N=max(size(a,1),size(a,2));

count=1; max_count=1; reset=0; j=1;

for i=2:N

if a(i) == a(i-1)

count=count+1;

% Enter this if loop for the first set of continuos numbers

if reset==0

max_count=count;

val(reset+1)=a(i);

% Elseif condition for next set of continuos numbers, but matching the max_count with previously detected

elseif reset>0 & count==max_count

j=j+1;

val(j)=a(i)

elseif count>max_count

max_count=count; j=1;

val(j)=a(i);

end

elseif count>1

count=1; reset=reset+1

else

count=1;

end

end

% If there's no duplicate values in a row

if reset==0 & max_count==1

val=a

% For outputing as column vector

elseif size(a,1)>size(a,2)

val=val'

end

end

function ans = longrun(a)

find(vertcat(1,diff(a(:)),1));

a(ans(diff(ans)==max(diff(ans))));

end

Thank you so much, David! That function came really useful.

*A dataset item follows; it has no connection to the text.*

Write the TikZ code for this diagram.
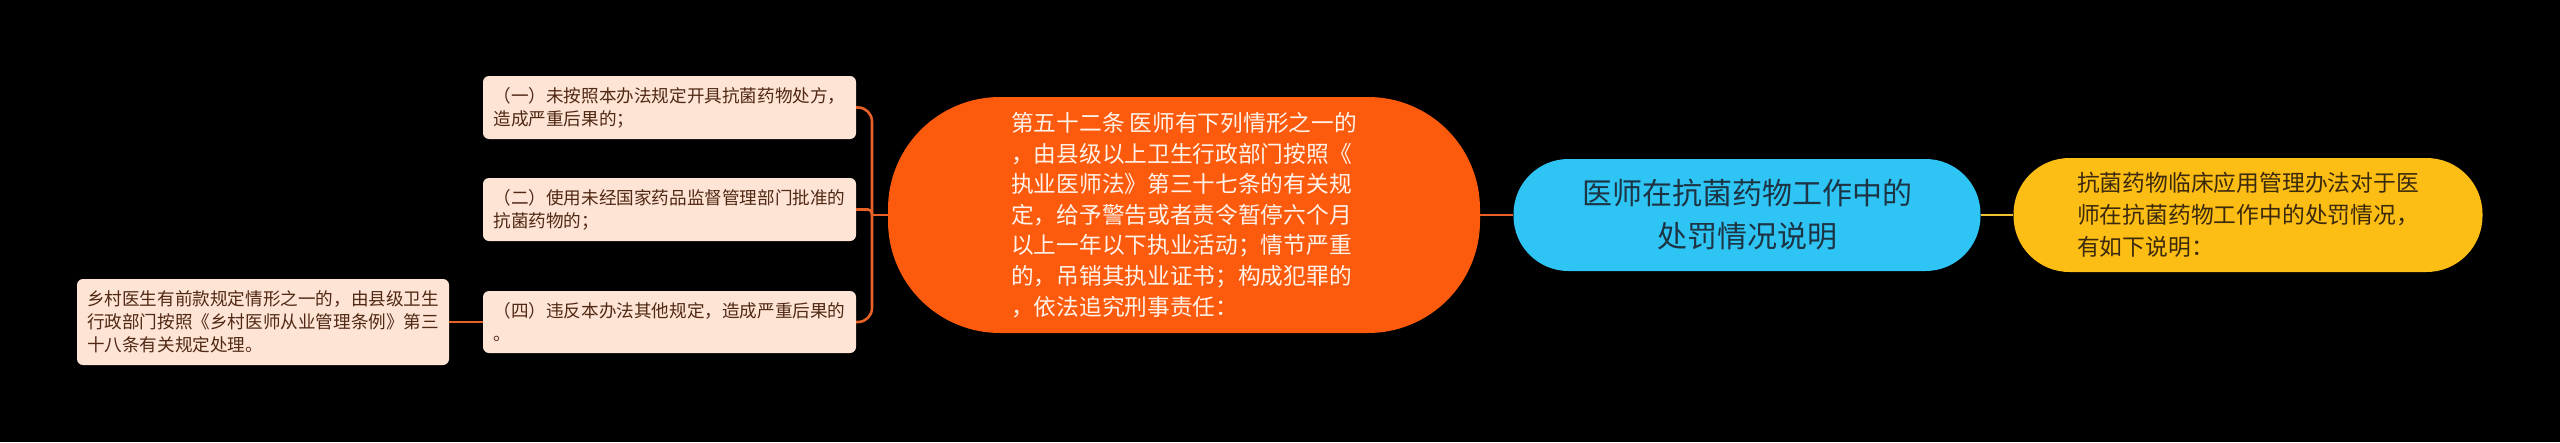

Thanks a lot, guys! John, I'm sorry about the other post. I thought I couldn't add more info and new questions on here.

Could you guys help me with this problem? Now that I've figured out the errors, it just doesn't behave as expected. I know there is stuff that I haven't addressed still (like the inclusion of 0s and negative numbers), but I don't know how to go on.

Here's my try:

[x,y] = size(a);

counter = zeros(1,10);

if x == 1

for i=1:1:y-1

if a(i) == a(i+1)

counter(a(i)) = counter(a(i))+1

end

end

else

for i=1:1:x-1

if a(i) == a(i+1)

counter(a(i)) = counter(a(i))+1

end

end

end

if counter ~= zeros(1,10) %if there is no repeated number anywhere, like in [1:5]

res = find(counter == max(counter))

else

res = []; %the output is empty

end

if x == 1

val = res;

elseif y == 1

val = res'; %if the input is a column, the output should also be a column

end

Also, I saw that the leading solution size is like 9. How is that even possible?

One thing is you are trying to access a(12) where a has only 11 variables. This can be solved by changing "for i = 1:1:y" to "for i = 1:1:(y-1)". Because you dont want to compare a(y) with a(y+1) since a(y+1) does not exist,

If you make that change, it seems like it works.

For a vector of length 10, what happens when i is 10? I.e., what will happen here:

if a(i) == a(i+1)

what would you expect matlab to do when it tries to access a(11)? Remember, it only has 10 elements.

Oh, I didn't know that, thank you! But still, why isn't it working?